The New Zealand dollar has received a double whammy of bad news in this first trading week of 2016. First, it was the disappointing manufacturing data out of China, New Zealand’s largest trading partner, on Monday that weighed heavily on commodity currencies and global stock markets. Today it was Fonterra’s turn to provide some bad news at its closely-watched bi-monthly auction. The world's biggest dairy exporter’s GlobalDairyTrade (GDT) index fell 1.6%, giving back most of the 1.9% gain from the previous auction. More importantly for New Zealand, whole milk powder prices fell some 4.4%, though volumes increased. But overall this was a bad result for NZD as more than 7% of the nation's GDP is generated from the dairy sector. The RBNZ had previously hinted that interest rates will not be cut further lower from the current level of 2.5%. But given the persistently weak commodity prices and renewed growth concerns about China, the central bank may have to loosen its policy further in order to support domestic demand. This could weigh heavily on the kiwi once again.
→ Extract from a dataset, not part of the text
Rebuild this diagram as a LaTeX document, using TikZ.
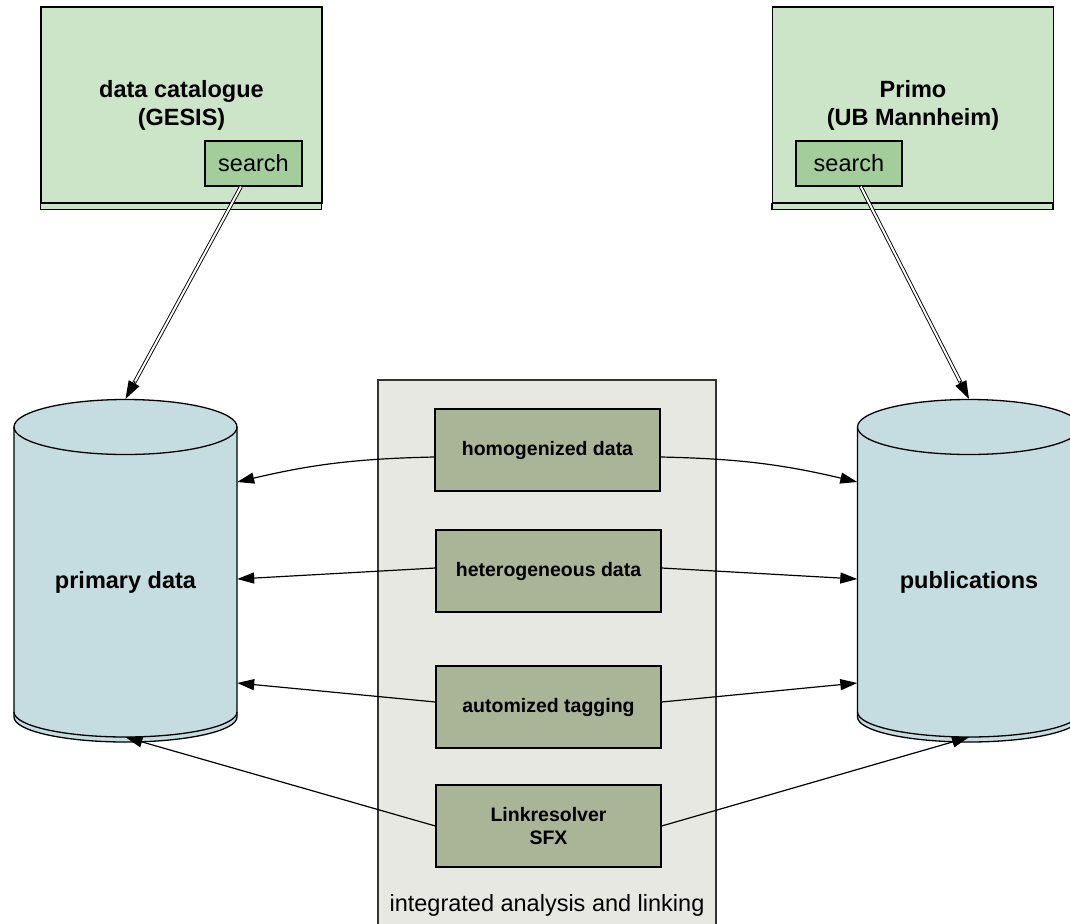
\documentclass[tikz,border=0pt]{standalone}
\usepackage{fontspec}
\setmainfont{Liberation Sans}
\usepackage{xcolor}
\usetikzlibrary{arrows.meta, calc}
\definecolor{catgreen}{RGB}{204,228,199}
\definecolor{searchgreen}{RGB}{163,206,155}
\definecolor{dbblue}{RGB}{197,221,225}
\definecolor{panelgray}{RGB}{232,232,226}
\definecolor{toololive}{RGB}{170,180,150}

\begin{document}
\begin{tikzpicture}[
    x=1pt, y=-1pt,
    every node/.style={font=\fontsize{23.5}{27}\selectfont, align=center, inner sep=0pt},
    catalogue/.style={draw=black, fill=catgreen, line width=1.3pt, minimum width=281pt, minimum height=196pt, font=\bfseries\fontsize{23.5}{28}\selectfont},
    searchbox/.style={draw=black, fill=searchgreen, line width=1.3pt, minimum height=45pt},
    dbline/.style={draw=black, line width=1.3pt},
    dbtext/.style={minimum width=223pt, minimum height=310pt, font=\bfseries\fontsize{23.5}{27}\selectfont},
    panel/.style={draw=black!80, fill=panelgray, line width=1.1pt, minimum width=338pt, minimum height=550pt},
    tool/.style={draw=black, fill=toololive, line width=1.3pt, minimum width=225pt, minimum height=82pt, font=\bfseries\fontsize{19.5}{23}\selectfont},
    arrow/.style={-{Triangle[length=17pt, width=11pt]}, line width=1.2pt},
    dblline/.style={double, double distance=2pt, line width=0.9pt, shorten >=14pt},
    dblhead/.style={-{Triangle[length=18pt, width=12pt]}, line width=1.2pt}
]

    % Page frame
    \useasboundingbox (0,0) rectangle (1070,923);
    \clip (0,0) rectangle (1070,923);

    % Catalogues with search
    \node[catalogue] (gesis) at (181.5,105) {data catalogue\\(GESIS)};
    \draw[fill=catgreen, line width=1.3pt] (gesis.south west) rectangle ++(281,6);
    \node[searchbox, minimum width=97pt] (gsearch) at (253.5,163.5) {search};

    \node[catalogue] (primo) at (913,105) {Primo\\(UB Mannheim)};
    \draw[fill=catgreen, line width=1.3pt] (primo.south west) rectangle ++(281,6);
    \node[searchbox, minimum width=106pt] (psearch) at (849,163.5) {search};

    % Integrated analysis panel
    \node[panel] (panel) at (547,655) {};
    \node (panellabel) at (547,905) {integrated analysis and linking};

    % Primary data store
    \fill[dbblue] (14,427) -- (14,717)
        arc[start angle=180, end angle=360, x radius=111.5pt, y radius=25pt] -- (237,427) -- cycle;
    \draw[dbline] (14,427) -- (14,717)
        arc[start angle=180, end angle=360, x radius=111.5pt, y radius=25pt] -- (237,427);
    \draw[dbline] (14,712) arc[start angle=180, end angle=360, x radius=111.5pt, y radius=25pt];
    \draw[dbline, fill=dbblue] (125.5,427) ellipse[x radius=111.5pt, y radius=27.5pt];
    \node[dbtext] (primary) at (125.5,582) {primary data};
    \coordinate (primtop) at (125.5,399);

    % Publications store
    \fill[dbblue] (857.5,427) -- (857.5,717)
        arc[start angle=180, end angle=360, x radius=111.5pt, y radius=25pt] -- (1080.5,427) -- cycle;
    \draw[dbline] (857.5,427) -- (857.5,717)
        arc[start angle=180, end angle=360, x radius=111.5pt, y radius=25pt] -- (1080.5,427);
    \draw[dbline] (857.5,712) arc[start angle=180, end angle=360, x radius=111.5pt, y radius=25pt];
    \draw[dbline, fill=dbblue] (969,427) ellipse[x radius=111.5pt, y radius=27.5pt];
    \node[dbtext] (pubs) at (969,582) {publications};
    \coordinate (pubtop) at (969,399);

    % Tools
    \node[tool] (homog) at (547.5,450) {homogenized data};
    \node[tool] (hetero) at (548.5,571) {heterogeneous data};
    \node[tool] (autotag) at (548.5,707) {automized tagging};
    \node[tool] (linkres) at (548.5,826) {Linkresolver\\SFX};

    % Search arrows
    \draw[dblline] (gsearch) -- (primtop);
    \draw[dblhead] ($(primtop)!20pt!(gsearch)$) -- (primtop);
    \draw[dblline] (psearch) -- (pubtop);
    \draw[dblhead] ($(pubtop)!20pt!(psearch)$) -- (pubtop);

    % Links to the stores
    \draw[arrow] ([yshift=-7pt]homog.west) to[bend right=6] ([yshift=100pt]primary.east);
    \draw[arrow] ([yshift=-7pt]homog.east) to[bend left=6] ([yshift=100pt]pubs.west);
    \draw[arrow] ([yshift=3pt]hetero.west) -- ([yshift=3pt]primary.east);
    \draw[arrow] ([yshift=3pt]hetero.east) -- ([yshift=3pt]pubs.west);
    \draw[arrow] ([yshift=5pt]autotag.west) -- ([yshift=-101pt]primary.east);
    \draw[arrow] ([yshift=5pt]autotag.east) -- ([yshift=-101pt]pubs.west);
    \draw[arrow] (linkres.west) -- (primary.south);
    \draw[arrow] (linkres.east) -- (pubs.south);

\end{tikzpicture}
\end{document}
The NZD/USD may have already formed a peak after it was unable to break decisively above a bearish trend line that has been in place since July 2014, around 0.6850. Another NZD cross that is also beginning to look extremely bearish is the NZD/JPY. As can be seen from the daily chart, below, the cross has been making a series of lower highs since forming a peak at 94.00 back in December 2014. Then, during the peak of the last stock market turmoil, on 24 August 2015, the pair dropped viciously to form a low at 72.70. It had since been rising inside what appears to be a long-term bear flag pattern – until the rally ran out of steam around 83.35/50 in December. This area was previously support and resistance. At the start of this year, the NZD/JPY has broken below several key short-term support levels, including 81.00/25, which is where the 50-day average met the previous support and the lower trend of the bear flag pattern. Now that it has broken out of the bear flag to the downside, we could see a significant drop in the coming days.
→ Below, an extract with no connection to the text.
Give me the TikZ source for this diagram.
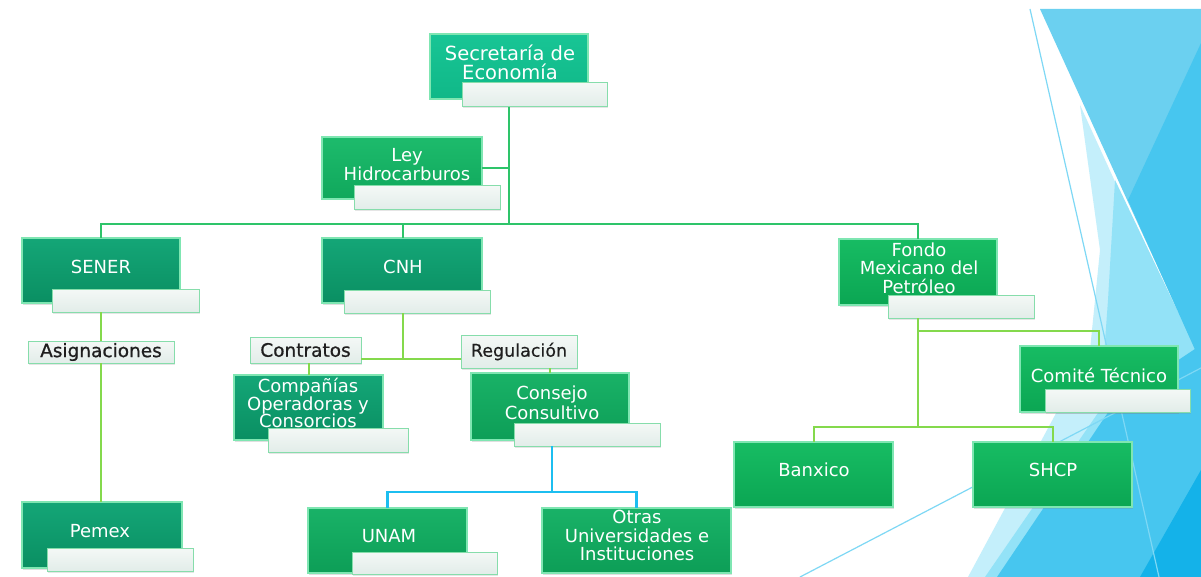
\documentclass[tikz,border=0pt]{standalone}
\usepackage{fontspec}
\setmainfont{DejaVu Sans}
\newfontfamily\tagfont[FakeBold=0.8]{DejaVu Sans}
\newfontfamily\tagfontl[FakeBold=0.4]{DejaVu Sans}
\usetikzlibrary{shadows}
\definecolor{tealA}{HTML}{18C595}
\definecolor{tealAd}{HTML}{10B888}
\definecolor{tealB}{HTML}{14A677}
\definecolor{tealBd}{HTML}{0A8F62}
\definecolor{grnL}{HTML}{1DBB6C}
\definecolor{grnLd}{HTML}{10A85C}
\definecolor{grnF}{HTML}{17BC63}
\definecolor{grnFd}{HTML}{0BA653}
\definecolor{grnC}{HTML}{19B267}
\definecolor{grnCd}{HTML}{0D9E57}
\definecolor{bevel}{HTML}{7FE6B2}
\definecolor{lblA}{HTML}{F4F8F6}
\definecolor{lblB}{HTML}{E2EDE9}
\definecolor{lblline}{HTML}{86DDAB}
\definecolor{trunkc}{HTML}{2EC46A}
\definecolor{limec}{HTML}{84D94C}
\definecolor{bluec}{HTML}{1CBEF0}
\definecolor{bgcyan}{HTML}{C4EFFB}
\definecolor{bglight}{HTML}{93E2F7}
\definecolor{bgmed}{HTML}{6BD0F0}
\definecolor{bgdark}{HTML}{47C6EF}
\definecolor{bgdeep}{HTML}{14B2E9}
\definecolor{bgline}{HTML}{7ED8F5}
\tikzset{
  gbox/.style={rectangle, inner sep=0pt, outer sep=0pt, draw=bevel, line width=1.1pt,
    drop shadow={opacity=0.25, shadow xshift=1.2pt, shadow yshift=-1.5pt}},
  boxA/.style={gbox, top color=tealA, bottom color=tealAd},
  boxB/.style={gbox, top color=tealB, bottom color=tealBd},
  boxL/.style={gbox, top color=grnL, bottom color=grnLd},
  boxF/.style={gbox, top color=grnF, bottom color=grnFd},
  boxC/.style={gbox, top color=grnC, bottom color=grnCd},
  lbl/.style={rectangle, inner sep=0pt, outer sep=0pt, draw=lblline, line width=1pt,
    top color=lblA, bottom color=lblB,
    drop shadow={opacity=0.2, shadow xshift=1pt, shadow yshift=-1.5pt}},
  tag/.style={lbl, text=black!88, font=\tagfont\fontsize{18.5}{20}\selectfont},
  btxt/.style={inner sep=0pt, text=white, align=center, font=\fontsize{18}{18.5}\selectfont},
  trunk/.style={draw=trunkc, line width=2pt},
  lime/.style={draw=limec, line width=2pt},
  bline/.style={draw=bluec, line width=2.5pt},
}
\begin{document}
\begin{tikzpicture}[x=1pt,y=-1pt]
\useasboundingbox (0,0) rectangle (1201,577);
\fill[white] (0,0) rectangle (1201,577);
% background facets
\fill[bgcyan] (1080,105) -- (1201,370) -- (1201,577) -- (968,577) -- (1090,350) -- (1100,250) -- cycle;
\fill[bglight] (1115,180) -- (1201,360) -- (1201,577) -- (985,577) -- (1100,410) -- (1108,300) -- cycle;
\fill[bgmed] (1040,9) -- (1201,9) -- (1201,362) -- cycle;
\fill[bgdark] (1201,43) -- (1128,200) -- (1201,363) -- cycle;
\fill[bgdark] (997,577) -- (1201,577) -- (1201,345) -- (1115,402) -- cycle;
\fill[bgdeep] (1140,577) -- (1201,577) -- (1201,470) -- cycle;
\draw[bgline, line width=1.2pt] (1030,9) -- (1159,577);
\draw[bgline, line width=1.2pt] (800,577) -- (1201,368);

% junctions
\coordinate (j0) at (509,224);
\coordinate (j1) at (403,359);
\coordinate (j2) at (552,492);
\coordinate (j3) at (918,427);
\coordinate (j4) at (918,331);

% boxes
\node[boxA, minimum width=158pt, minimum height=65pt] (sec) at (509,66.5) {};
\node[btxt, font=\fontsize{19.5}{19}\selectfont] (sec-t) at (510,62) {Secretaría de\\Economía};
\node[lbl, minimum width=145pt, minimum height=24pt] (sec-l) at (534.5,95) {};

\node[boxL, minimum width=160pt, minimum height=62pt] (ley) at (402,168) {};
\node[btxt] (ley-t) at (407,164.5) {Ley\\Hidrocarburos};
\node[lbl, minimum width=146pt, minimum height=24pt] (ley-l) at (427,198) {};

\node[boxB, minimum width=158pt, minimum height=65pt] (sener) at (101,270.5) {};
\node[btxt] (sener-t) at (101,267) {SENER};
\node[lbl, minimum width=147pt, minimum height=23pt] (sener-l) at (125.5,300.5) {};

\node[boxB, minimum width=160pt, minimum height=65pt] (cnh) at (402,270.5) {};
\node[btxt] (cnh-t) at (403,267) {CNH};
\node[lbl, minimum width=146pt, minimum height=23pt] (cnh-l) at (417,301.5) {};

\node[boxF, minimum width=158pt, minimum height=66pt] (fondo) at (918,272) {};
\node[btxt] (fondo-t) at (919,268) {Fondo\\Mexicano del\\Petróleo};
\node[lbl, minimum width=146pt, minimum height=23pt] (fondo-l) at (961,306.5) {};

\node[boxF, minimum width=158pt, minimum height=66pt] (comite) at (1099,379) {};
\node[btxt] (comite-t) at (1099,375) {Comité Técnico};
\node[lbl, minimum width=145pt, minimum height=23pt] (comite-l) at (1117.5,400.5) {};

\node[boxF, minimum width=159pt, minimum height=65pt] (banxico) at (813.5,474.5) {};
\node[btxt] (banxico-t) at (814,470) {Banxico};

\node[boxF, minimum width=159pt, minimum height=65pt] (shcp) at (1052.5,474.5) {};
\node[btxt] (shcp-t) at (1053,470) {SHCP};

\node[tag, minimum width=146pt, minimum height=22pt] (asig) at (101,352) {Asignaciones};
\node[tag, minimum width=111pt, minimum height=26pt] (contr) at (305.5,350) {Contratos};
\node[tag, minimum width=116pt, minimum height=33pt, font=\tagfontl\fontsize{17.5}{19}\selectfont] (reg) at (519,351.5) {Regulación};

\node[boxB, minimum width=149pt, minimum height=65pt] (comp) at (308.5,407.5) {};
\node[btxt, font=\fontsize{18}{17.5}\selectfont] (comp-t) at (308,403) {Compañías\\Operadoras y\\Consorcios};
\node[lbl, minimum width=140pt, minimum height=24pt] (comp-l) at (338,440) {};

\node[boxC, minimum width=158pt, minimum height=67pt] (consejo) at (550,406.5) {};
\node[btxt, font=\fontsize{18}{20}\selectfont] (consejo-t) at (552,403) {Consejo\\Consultivo};
\node[lbl, minimum width=146pt, minimum height=23pt] (consejo-l) at (587,434.5) {};

\node[boxB, minimum width=160pt, minimum height=66pt] (pemex) at (102,535) {};
\node[btxt] (pemex-t) at (100,531) {Pemex};
\node[lbl, minimum width=146pt, minimum height=23pt] (pemex-l) at (120,559.5) {};

\node[boxC, minimum width=159pt, minimum height=65pt] (unam) at (387.5,540.5) {};
\node[btxt] (unam-t) at (389,536) {UNAM};
\node[lbl, minimum width=145pt, minimum height=22pt] (unam-l) at (424.5,563) {};

\node[boxC, minimum width=189pt, minimum height=65pt] (otras) at (636.5,540.5) {};
\node[btxt] (otras-t) at (637,535.5) {Otras\\Universidades e\\Instituciones};

% connectors
\draw[trunk] (j0 |- sec-l.south) -- (j0);
\draw[trunk] (ley.east) -- (ley.east -| j0);
\draw[trunk] (sener.north) |- (j0) -| (fondo.north);
\draw[trunk] (cnh.north -| j1) -- (j1 |- j0);
\draw[lime] (sener.north |- sener-l.south) -- (asig.north);
\draw[lime] (asig.south) -- (asig.south |- pemex.north);
\draw[lime] (j1 |- cnh-l.south) -- (j1);
\draw[lime] (contr.east |- j1) -- (reg.west |- j1);
\draw[lime] (comp.north |- contr.south) -- (comp.north);
\draw[lime] (consejo.north |- reg.south) -- (consejo.north);
\draw[bline] (j2 |- consejo-l.south) -- (j2);
\draw[bline] (unam.north) |- (j2) -| (otras.north);
\draw[lime] (j3 |- fondo-l.south) -- (j3);
\draw[lime] (j4) -| (comite.north);
\draw[lime] (banxico.north) |- (j3) -| (shcp.north);
\end{tikzpicture}
\end{document}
At the time of this writing, the NZD/JPY was below another key support at 80.00 and was just shy of the 38.2% Fibonacci retracement level of the upswing from the August low, at 79.30. Should this level break down then there is nothing significant in terms of support until the 61.8% Fibonacci retracement at just below 76.80. The 50% retracement may offer some support, too, at 78.05. Below these levels the next important support is the psychologically-important 75.00 handle followed by the August 2015 low around 72.70. Meanwhile on the upside, the broken supports such as 80.00 and 81.00/25 could now turn into resistance upon re-test.